Bias and fairness questions are one of seven topics; they do not encompass the “entire imagination” of people working on issues related to AI.
In their article, Powles and Nisenbaum also describe the “nature of the AI bias debate” as “inherently compromised” and write,
… it should not surprise us that many prominent voices sounding the alarm on bias do so with blessing and support from the likes of Facebook, Microsoft, Alphabet, Amazon, and Apple. These convenient critics spotlight important questions, but they also suck attention from longer-term challenges. The endgame is always to ‘fix’ A.I. systems, never to use a different system or no system at all.
Given the current reality, in which biased algorithms have been and continue to be implemented, at scale, in a variety of important contexts (criminal justice, welfare benefits, hiring, etc.), describing efforts to minimize the harm inflicted by such tools as a “diversion” that “sucks attention from longer-term challenges” is particularly striking.
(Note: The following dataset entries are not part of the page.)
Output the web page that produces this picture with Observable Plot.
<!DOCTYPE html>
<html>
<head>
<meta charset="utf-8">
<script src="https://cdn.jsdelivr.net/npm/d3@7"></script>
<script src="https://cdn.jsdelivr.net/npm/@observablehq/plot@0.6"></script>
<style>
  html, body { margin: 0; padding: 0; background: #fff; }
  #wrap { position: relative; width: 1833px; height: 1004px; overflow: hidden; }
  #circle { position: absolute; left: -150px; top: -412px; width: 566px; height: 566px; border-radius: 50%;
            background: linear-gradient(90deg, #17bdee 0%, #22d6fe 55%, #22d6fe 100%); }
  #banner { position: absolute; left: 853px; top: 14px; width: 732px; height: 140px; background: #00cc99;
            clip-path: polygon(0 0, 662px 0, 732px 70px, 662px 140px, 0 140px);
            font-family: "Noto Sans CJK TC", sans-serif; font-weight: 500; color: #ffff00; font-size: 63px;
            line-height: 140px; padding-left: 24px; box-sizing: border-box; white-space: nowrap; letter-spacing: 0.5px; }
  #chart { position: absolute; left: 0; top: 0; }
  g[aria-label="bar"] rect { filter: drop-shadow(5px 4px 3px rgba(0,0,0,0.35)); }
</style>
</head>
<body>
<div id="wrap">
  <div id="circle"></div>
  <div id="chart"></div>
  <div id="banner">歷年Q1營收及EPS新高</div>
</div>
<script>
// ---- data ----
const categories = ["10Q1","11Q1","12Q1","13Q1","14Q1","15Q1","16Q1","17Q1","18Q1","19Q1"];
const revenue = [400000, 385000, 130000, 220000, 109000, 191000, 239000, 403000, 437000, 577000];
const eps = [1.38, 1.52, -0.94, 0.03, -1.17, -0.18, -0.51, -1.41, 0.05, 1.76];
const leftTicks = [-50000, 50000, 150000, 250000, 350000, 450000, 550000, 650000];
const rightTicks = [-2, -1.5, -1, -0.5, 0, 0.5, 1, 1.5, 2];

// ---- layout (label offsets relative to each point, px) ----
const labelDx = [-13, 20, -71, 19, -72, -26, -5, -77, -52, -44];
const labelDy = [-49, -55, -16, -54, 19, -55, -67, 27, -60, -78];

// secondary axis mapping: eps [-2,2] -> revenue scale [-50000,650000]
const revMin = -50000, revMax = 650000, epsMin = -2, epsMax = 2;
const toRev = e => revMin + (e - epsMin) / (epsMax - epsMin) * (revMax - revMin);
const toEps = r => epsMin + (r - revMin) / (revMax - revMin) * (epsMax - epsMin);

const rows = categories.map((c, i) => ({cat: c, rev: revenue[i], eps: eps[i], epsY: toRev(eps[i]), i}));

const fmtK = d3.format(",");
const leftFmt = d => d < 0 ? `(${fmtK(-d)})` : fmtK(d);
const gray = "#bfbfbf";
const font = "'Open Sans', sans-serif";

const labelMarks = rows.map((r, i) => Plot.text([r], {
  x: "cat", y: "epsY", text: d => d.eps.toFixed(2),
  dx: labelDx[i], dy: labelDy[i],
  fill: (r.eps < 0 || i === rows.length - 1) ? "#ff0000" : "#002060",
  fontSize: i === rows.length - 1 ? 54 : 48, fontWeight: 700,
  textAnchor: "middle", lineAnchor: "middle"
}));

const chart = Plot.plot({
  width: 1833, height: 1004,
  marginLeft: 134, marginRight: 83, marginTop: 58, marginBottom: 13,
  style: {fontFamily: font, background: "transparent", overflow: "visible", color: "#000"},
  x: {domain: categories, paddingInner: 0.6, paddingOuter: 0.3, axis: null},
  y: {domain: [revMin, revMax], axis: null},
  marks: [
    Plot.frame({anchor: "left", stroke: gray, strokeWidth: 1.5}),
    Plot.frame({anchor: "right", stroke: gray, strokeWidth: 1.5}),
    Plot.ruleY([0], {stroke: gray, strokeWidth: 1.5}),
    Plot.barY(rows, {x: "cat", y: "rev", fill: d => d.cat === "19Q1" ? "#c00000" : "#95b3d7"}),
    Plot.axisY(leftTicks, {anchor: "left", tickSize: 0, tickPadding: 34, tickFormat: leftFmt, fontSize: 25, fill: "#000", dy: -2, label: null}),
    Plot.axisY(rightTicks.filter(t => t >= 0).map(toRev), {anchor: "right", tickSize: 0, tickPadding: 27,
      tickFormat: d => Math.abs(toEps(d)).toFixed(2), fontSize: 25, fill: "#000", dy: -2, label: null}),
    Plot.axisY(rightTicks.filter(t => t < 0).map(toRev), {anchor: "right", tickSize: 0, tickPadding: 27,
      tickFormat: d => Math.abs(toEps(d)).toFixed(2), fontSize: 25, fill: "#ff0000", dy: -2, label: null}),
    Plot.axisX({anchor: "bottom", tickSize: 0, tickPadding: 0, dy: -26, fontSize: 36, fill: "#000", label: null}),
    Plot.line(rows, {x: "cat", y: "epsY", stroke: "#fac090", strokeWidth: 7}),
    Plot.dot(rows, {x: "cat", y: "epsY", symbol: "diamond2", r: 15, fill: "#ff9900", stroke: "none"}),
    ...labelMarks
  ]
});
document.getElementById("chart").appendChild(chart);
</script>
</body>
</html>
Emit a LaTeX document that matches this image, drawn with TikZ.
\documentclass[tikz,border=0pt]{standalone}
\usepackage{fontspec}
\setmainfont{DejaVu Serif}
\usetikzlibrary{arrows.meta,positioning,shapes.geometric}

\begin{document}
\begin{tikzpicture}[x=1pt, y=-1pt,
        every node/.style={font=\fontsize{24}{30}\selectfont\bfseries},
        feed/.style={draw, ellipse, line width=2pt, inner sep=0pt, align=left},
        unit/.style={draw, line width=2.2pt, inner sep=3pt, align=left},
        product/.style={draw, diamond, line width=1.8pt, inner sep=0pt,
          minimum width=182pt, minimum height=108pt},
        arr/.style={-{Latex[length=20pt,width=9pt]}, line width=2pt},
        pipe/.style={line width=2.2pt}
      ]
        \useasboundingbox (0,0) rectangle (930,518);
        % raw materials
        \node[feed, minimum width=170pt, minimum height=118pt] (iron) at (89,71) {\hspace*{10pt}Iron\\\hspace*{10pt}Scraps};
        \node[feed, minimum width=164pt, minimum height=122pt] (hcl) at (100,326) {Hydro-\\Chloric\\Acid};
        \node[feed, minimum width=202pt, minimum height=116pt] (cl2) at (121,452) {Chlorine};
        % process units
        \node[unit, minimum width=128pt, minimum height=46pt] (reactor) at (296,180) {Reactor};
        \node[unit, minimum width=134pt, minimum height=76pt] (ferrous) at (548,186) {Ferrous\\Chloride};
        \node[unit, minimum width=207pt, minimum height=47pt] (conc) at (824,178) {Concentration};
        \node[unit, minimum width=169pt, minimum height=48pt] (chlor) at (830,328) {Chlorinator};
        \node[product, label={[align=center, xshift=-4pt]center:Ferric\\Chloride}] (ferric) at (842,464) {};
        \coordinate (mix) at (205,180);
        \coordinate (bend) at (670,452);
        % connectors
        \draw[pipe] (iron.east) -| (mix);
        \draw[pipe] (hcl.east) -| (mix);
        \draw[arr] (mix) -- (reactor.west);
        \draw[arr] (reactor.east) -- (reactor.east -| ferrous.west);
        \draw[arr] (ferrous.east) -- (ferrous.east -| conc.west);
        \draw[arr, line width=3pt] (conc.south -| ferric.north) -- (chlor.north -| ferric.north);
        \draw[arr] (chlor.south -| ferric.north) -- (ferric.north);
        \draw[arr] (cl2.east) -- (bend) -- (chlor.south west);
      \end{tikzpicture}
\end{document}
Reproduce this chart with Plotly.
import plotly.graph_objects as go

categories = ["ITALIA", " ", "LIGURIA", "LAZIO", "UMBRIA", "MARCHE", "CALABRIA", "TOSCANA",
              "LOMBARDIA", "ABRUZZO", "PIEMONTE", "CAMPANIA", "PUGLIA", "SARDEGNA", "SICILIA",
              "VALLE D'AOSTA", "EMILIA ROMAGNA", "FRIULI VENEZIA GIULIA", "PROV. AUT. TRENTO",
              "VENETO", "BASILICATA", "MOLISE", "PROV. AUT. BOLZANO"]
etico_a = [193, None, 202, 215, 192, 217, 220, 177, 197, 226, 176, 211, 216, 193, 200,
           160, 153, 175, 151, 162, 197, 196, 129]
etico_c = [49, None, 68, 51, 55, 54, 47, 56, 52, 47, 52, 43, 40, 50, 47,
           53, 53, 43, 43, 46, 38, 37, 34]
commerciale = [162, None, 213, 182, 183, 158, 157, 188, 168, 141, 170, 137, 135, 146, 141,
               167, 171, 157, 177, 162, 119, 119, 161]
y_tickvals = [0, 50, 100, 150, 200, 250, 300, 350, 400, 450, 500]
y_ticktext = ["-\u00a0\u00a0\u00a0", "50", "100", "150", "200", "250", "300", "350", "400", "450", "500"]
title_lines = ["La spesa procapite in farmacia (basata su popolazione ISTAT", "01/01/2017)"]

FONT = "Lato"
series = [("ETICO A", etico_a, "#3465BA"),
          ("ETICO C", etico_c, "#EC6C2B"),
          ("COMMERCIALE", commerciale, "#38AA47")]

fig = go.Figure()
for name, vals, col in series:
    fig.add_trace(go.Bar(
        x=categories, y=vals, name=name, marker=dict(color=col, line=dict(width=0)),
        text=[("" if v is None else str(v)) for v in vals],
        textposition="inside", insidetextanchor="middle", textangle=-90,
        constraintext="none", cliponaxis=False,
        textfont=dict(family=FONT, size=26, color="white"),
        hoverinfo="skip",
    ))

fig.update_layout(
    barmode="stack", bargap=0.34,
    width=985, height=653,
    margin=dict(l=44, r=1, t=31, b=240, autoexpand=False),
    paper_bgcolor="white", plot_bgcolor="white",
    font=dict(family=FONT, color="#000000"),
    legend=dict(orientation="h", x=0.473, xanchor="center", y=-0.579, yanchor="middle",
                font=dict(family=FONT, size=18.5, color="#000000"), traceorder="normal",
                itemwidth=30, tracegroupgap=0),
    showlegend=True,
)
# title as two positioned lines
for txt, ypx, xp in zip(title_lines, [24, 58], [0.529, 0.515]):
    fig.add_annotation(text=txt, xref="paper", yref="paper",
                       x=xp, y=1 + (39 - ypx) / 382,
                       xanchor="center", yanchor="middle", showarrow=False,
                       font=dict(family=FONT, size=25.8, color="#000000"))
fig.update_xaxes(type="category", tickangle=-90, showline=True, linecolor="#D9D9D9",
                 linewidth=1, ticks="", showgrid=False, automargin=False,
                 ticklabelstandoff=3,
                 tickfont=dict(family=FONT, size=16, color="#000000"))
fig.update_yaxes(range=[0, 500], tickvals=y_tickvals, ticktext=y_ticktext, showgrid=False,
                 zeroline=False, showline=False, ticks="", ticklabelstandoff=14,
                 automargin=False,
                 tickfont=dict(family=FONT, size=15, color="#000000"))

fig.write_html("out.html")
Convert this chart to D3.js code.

It’s akin to watching houses in flames and arguing that firefighters should not be working to put them out, because we should be focusing, instead, on broader issues such as urban planning, the effects of global warming, and wildland management.
We need to do both. To work on reducing bias in algorithmic tools is not to accept that those tools should be deployed in particular circumstances. There are, in fact, people who do both: argue that such tools should not be used in some areas of life, and work to make those tools less damaging. This is important work that should be celebrated, not dismissed.
We need many people, working on many levels and through various means, to make sure that AI and other technologies are developed and deployed ethically.
In each of the debates mentioned above, there are well-intentioned, well-informed people on either side (and, of course, at various points in between). But neither of those topics warrant an either/or approach. In fact, in each of those contexts, we need to push back against the narratives of false dilemmas.